Question

Vertically polarized light with intensity \(I_{0}\) is normally incident on an ideal polarizer. As the polarizer is rotated about a horizontal axis, the intensity \(I\) of light transmitted through the polarizer varies with the orientation of the polarizer \((\theta),\) where \(\theta=0\) corresponds to a vertical transmission axis. Sketch a graph of \(I\) as a function of \(\theta\) for one complete rotation of the polarizer $\left(0 \leq \theta \leq 360^{\circ}\right)$.(W) tutorial: polarized light).

Short answer

Answer: The graph of the transmitted light intensity (I) as a function of the orientation of the polarizer (θ) according to Malus' law shows a cosine wave behavior for one complete rotation (0 ≤ θ ≤ 360°). It has two maxima at θ = 0° and 180°, and two minima at θ = 90° and 270°.

Step-by-step solution

Define the function relating the transmitted light intensity and the orientation of the polarizer

According to the Malus' law, we have I = I0 * cos²(θ).

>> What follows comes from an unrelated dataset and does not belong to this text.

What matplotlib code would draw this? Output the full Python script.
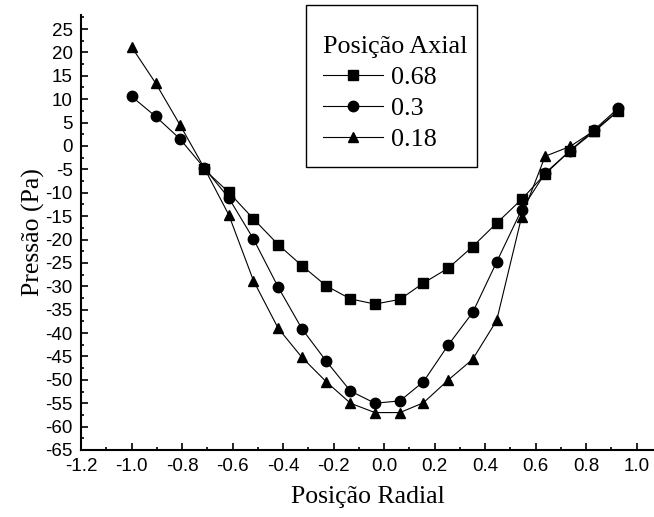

Plot the graph of I as a function of θ

To sketch the graph of I as a function of θ, we need to find the values of I at different values of θ. Let's find the values of I at θ = 0°, 45°, 90°, 135°, 180°, 225°, 270°, and 315°. - At θ = 0°, I = I0 * cos²(0) = I0. - At θ = 45°, I = I0 * cos²(45) = I0 * (1/2). - At θ = 90°, I = I0 * cos²(90) = 0. - At θ = 135°, I = I0 * cos²(135) = I0 * (1/2). - At θ = 180°, I = I0 * cos²(180) = I0. - At θ = 225°, I = I0 * cos²(225) = I0 * (1/2). - At θ = 270°, I = I0 * cos²(270) = 0. - At θ = 315°, I = I0 * cos²(315) = I0 * (1/2). Now we can sketch the graph based on the above values. In the graph, the x-axis represents θ, while the y-axis represents I. The graph should be a continuous curve starting at I0 when θ = 0°, decreasing to 0 at θ = 90°, then rising back to I0 at θ = 180°, then falling back to 0 at θ = 270°, and finally rising back to I0 at θ = 360°. The graph will show a cosine wave behavior, with two maxima at θ = 0° and 180° and two minima at θ = 90° and 270°.